REQUIRED TASK: Retype exactly what appears below from the line containing "Clone this diagram in TikZ." down to the line containing "(0,0) rectangle (800,411);", keeping both end lines. Do not include pictures.

===== MATERIAL SUPPLIED =====

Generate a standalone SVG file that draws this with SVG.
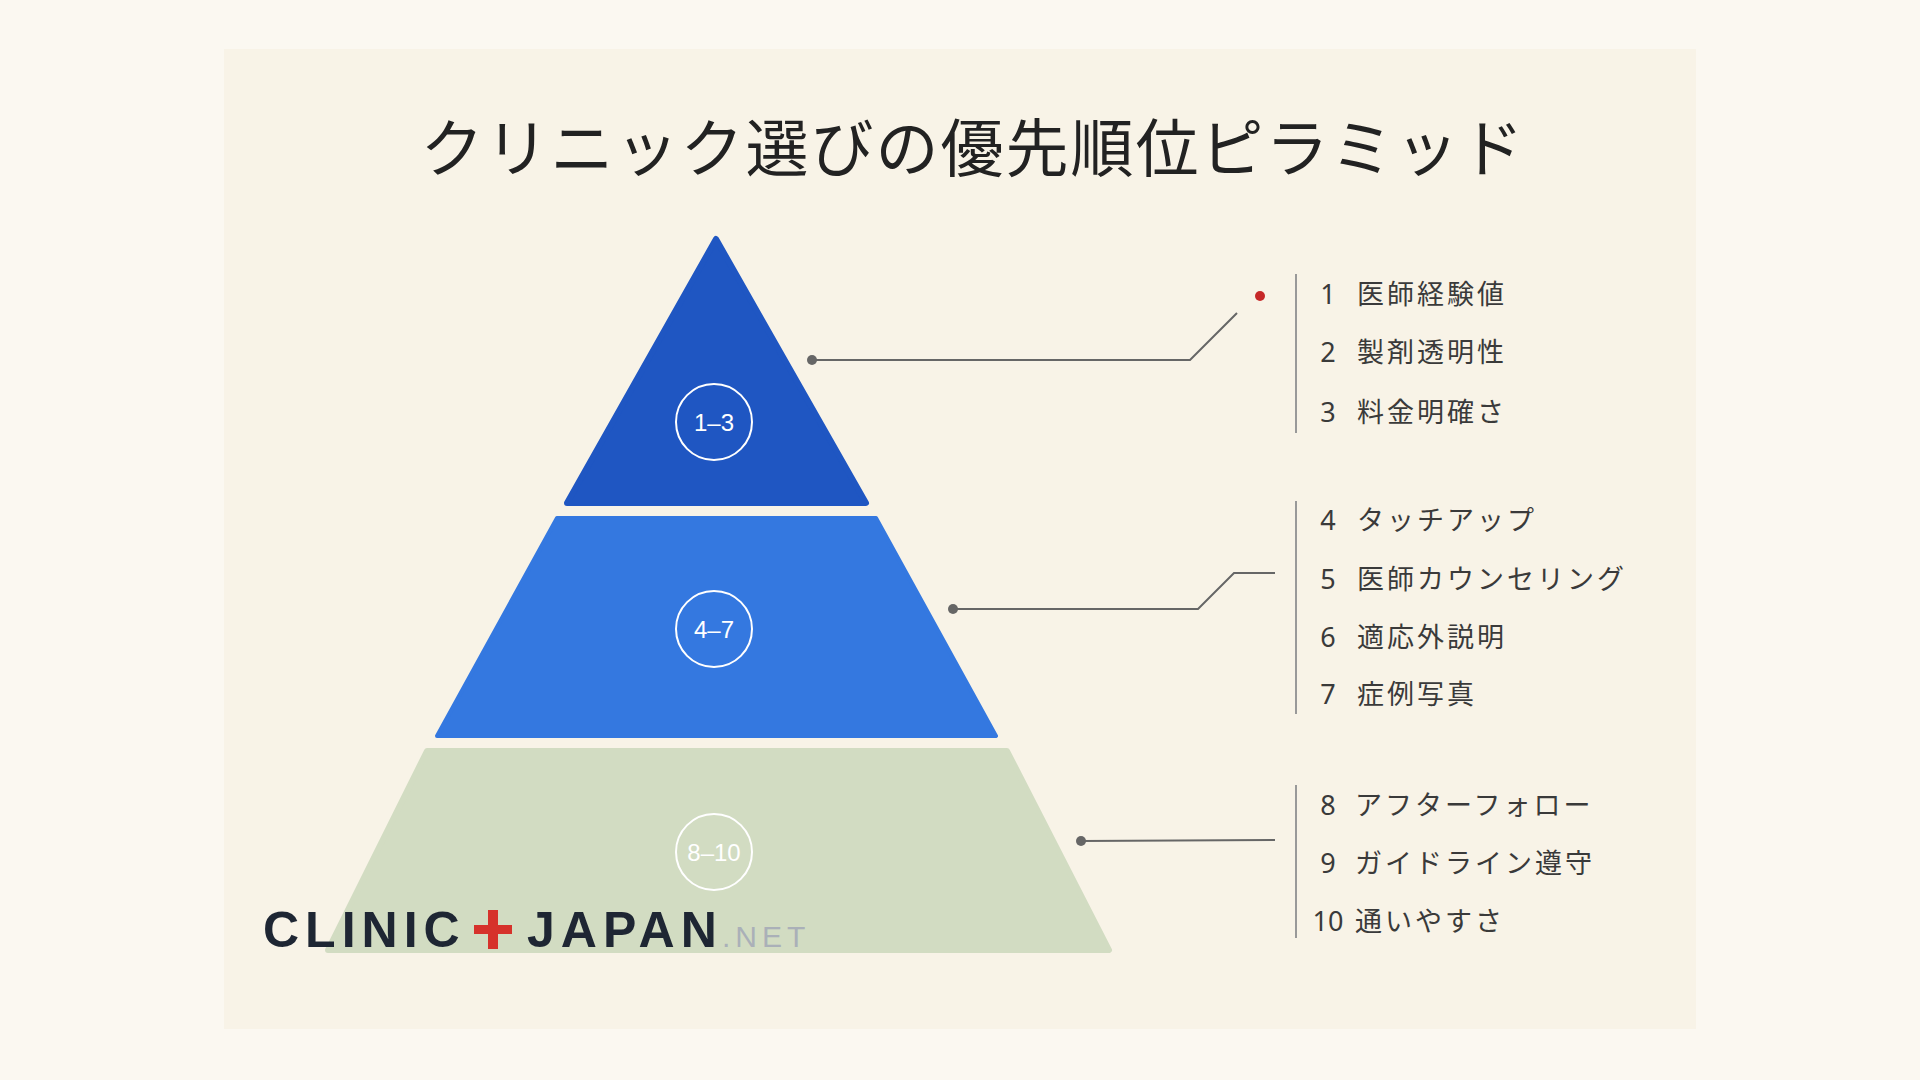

=====
===== MATERIAL SUPPLIED =====

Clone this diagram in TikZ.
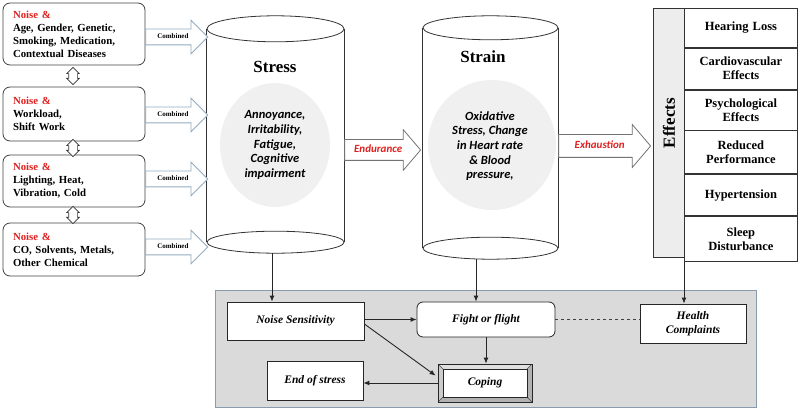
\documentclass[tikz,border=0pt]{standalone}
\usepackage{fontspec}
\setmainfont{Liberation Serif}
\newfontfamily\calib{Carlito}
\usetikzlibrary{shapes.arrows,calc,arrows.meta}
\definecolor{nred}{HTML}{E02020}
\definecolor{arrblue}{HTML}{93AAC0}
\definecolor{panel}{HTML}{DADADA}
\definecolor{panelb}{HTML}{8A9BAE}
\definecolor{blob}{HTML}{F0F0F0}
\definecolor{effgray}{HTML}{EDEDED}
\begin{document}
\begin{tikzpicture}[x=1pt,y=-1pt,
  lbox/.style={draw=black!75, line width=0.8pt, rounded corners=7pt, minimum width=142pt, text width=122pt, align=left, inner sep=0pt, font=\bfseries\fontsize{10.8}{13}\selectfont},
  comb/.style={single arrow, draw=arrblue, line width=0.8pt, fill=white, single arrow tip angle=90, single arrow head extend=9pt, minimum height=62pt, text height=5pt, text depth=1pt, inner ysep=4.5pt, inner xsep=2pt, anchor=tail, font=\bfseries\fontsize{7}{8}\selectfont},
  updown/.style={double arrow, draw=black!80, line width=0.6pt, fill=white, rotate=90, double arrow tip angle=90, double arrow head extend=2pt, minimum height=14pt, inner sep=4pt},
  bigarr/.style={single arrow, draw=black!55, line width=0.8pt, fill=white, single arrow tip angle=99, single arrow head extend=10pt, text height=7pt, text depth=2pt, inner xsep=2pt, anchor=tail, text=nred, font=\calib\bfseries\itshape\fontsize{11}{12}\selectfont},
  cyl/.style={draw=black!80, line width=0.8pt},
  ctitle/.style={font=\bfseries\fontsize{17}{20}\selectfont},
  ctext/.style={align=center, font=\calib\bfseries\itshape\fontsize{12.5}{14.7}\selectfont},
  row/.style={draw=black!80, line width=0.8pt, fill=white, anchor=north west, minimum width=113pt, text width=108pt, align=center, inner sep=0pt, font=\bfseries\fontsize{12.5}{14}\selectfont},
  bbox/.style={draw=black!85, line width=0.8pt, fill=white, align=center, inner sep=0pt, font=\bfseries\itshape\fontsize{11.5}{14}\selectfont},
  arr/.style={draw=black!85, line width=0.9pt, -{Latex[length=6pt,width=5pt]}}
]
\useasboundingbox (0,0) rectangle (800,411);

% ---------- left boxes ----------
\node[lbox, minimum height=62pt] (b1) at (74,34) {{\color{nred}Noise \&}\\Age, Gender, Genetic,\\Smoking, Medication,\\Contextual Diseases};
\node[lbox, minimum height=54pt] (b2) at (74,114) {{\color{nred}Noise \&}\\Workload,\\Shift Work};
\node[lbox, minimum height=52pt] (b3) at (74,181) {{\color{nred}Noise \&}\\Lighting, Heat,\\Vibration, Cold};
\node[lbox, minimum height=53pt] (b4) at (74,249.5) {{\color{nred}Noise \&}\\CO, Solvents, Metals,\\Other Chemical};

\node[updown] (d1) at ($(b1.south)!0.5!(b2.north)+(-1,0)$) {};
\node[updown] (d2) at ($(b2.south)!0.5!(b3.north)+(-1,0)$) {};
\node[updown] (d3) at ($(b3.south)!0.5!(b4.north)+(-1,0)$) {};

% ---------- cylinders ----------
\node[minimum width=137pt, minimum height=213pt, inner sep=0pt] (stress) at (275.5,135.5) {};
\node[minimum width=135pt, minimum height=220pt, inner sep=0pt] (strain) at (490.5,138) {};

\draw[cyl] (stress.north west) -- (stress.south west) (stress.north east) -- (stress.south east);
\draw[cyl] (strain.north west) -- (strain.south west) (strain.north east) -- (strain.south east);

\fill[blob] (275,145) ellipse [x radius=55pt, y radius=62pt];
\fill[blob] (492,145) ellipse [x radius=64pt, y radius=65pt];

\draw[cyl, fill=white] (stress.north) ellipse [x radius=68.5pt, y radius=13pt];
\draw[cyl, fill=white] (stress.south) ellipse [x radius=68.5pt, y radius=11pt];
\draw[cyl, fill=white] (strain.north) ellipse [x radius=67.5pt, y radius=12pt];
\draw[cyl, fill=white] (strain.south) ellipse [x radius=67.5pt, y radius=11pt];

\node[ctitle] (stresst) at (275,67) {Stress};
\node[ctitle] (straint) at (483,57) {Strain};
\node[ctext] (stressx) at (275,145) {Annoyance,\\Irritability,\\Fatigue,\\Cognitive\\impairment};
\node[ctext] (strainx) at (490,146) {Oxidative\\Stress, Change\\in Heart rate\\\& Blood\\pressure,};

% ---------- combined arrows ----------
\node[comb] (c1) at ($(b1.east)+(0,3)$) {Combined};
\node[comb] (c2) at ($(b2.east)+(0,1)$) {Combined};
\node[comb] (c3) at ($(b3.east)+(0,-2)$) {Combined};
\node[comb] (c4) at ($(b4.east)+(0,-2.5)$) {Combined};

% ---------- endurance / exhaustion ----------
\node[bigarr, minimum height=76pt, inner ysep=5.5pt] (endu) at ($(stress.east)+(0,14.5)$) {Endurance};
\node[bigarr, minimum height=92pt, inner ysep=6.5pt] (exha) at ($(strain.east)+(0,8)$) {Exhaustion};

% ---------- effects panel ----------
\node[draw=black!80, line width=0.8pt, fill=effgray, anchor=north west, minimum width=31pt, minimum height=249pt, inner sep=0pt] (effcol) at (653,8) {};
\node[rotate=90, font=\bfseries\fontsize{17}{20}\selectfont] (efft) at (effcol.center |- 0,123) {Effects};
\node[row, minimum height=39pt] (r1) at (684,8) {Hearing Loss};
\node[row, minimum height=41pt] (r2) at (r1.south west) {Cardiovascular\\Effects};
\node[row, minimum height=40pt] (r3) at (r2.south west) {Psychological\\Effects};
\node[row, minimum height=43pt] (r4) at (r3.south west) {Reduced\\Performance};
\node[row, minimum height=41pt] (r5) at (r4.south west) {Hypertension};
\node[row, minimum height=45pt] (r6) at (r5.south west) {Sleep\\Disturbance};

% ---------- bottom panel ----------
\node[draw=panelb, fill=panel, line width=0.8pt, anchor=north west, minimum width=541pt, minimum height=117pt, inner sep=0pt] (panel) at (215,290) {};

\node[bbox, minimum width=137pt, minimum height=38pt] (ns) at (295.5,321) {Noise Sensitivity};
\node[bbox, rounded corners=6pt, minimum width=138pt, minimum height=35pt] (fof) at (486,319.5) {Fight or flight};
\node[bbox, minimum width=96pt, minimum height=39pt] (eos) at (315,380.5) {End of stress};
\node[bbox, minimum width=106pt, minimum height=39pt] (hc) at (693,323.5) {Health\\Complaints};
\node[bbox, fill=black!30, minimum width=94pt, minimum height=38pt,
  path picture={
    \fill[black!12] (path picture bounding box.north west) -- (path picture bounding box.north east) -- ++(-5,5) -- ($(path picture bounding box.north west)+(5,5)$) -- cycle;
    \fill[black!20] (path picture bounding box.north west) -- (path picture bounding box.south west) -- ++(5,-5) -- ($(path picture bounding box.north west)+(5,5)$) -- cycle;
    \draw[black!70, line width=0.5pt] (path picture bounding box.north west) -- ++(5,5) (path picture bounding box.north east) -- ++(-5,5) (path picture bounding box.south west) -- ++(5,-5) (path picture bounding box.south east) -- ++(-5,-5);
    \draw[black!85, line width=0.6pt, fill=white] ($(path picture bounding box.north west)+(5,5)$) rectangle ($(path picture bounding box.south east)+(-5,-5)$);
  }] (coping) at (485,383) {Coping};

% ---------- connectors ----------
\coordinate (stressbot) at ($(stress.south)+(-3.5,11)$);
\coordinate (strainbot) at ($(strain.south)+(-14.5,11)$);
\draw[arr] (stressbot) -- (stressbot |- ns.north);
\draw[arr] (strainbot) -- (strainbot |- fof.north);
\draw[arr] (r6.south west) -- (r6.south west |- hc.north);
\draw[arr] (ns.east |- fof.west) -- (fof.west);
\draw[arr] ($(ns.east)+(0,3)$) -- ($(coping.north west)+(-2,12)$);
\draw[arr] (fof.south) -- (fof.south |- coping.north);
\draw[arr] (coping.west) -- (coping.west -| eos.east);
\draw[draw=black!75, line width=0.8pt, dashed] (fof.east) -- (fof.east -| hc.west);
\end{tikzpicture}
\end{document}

=====

CORRECT ANSWER:
Clone this diagram in TikZ.
\documentclass[tikz,border=0pt]{standalone}
\usepackage{fontspec}
\setmainfont{Liberation Serif}
\newfontfamily\calib{Carlito}
\usetikzlibrary{shapes.arrows,calc,arrows.meta}
\definecolor{nred}{HTML}{E02020}
\definecolor{arrblue}{HTML}{93AAC0}
\definecolor{panel}{HTML}{DADADA}
\definecolor{panelb}{HTML}{8A9BAE}
\definecolor{blob}{HTML}{F0F0F0}
\definecolor{effgray}{HTML}{EDEDED}
\begin{document}
\begin{tikzpicture}[x=1pt,y=-1pt,
  lbox/.style={draw=black!75, line width=0.8pt, rounded corners=7pt, minimum width=142pt, text width=122pt, align=left, inner sep=0pt, font=\bfseries\fontsize{10.8}{13}\selectfont},
  comb/.style={single arrow, draw=arrblue, line width=0.8pt, fill=white, single arrow tip angle=90, single arrow head extend=9pt, minimum height=62pt, text height=5pt, text depth=1pt, inner ysep=4.5pt, inner xsep=2pt, anchor=tail, font=\bfseries\fontsize{7}{8}\selectfont},
  updown/.style={double arrow, draw=black!80, line width=0.6pt, fill=white, rotate=90, double arrow tip angle=90, double arrow head extend=2pt, minimum height=14pt, inner sep=4pt},
  bigarr/.style={single arrow, draw=black!55, line width=0.8pt, fill=white, single arrow tip angle=99, single arrow head extend=10pt, text height=7pt, text depth=2pt, inner xsep=2pt, anchor=tail, text=nred, font=\calib\bfseries\itshape\fontsize{11}{12}\selectfont},
  cyl/.style={draw=black!80, line width=0.8pt},
  ctitle/.style={font=\bfseries\fontsize{17}{20}\selectfont},
  ctext/.style={align=center, font=\calib\bfseries\itshape\fontsize{12.5}{14.7}\selectfont},
  row/.style={draw=black!80, line width=0.8pt, fill=white, anchor=north west, minimum width=113pt, text width=108pt, align=center, inner sep=0pt, font=\bfseries\fontsize{12.5}{14}\selectfont},
  bbox/.style={draw=black!85, line width=0.8pt, fill=white, align=center, inner sep=0pt, font=\bfseries\itshape\fontsize{11.5}{14}\selectfont},
  arr/.style={draw=black!85, line width=0.9pt, -{Latex[length=6pt,width=5pt]}}
]
\useasboundingbox (0,0) rectangle (800,411);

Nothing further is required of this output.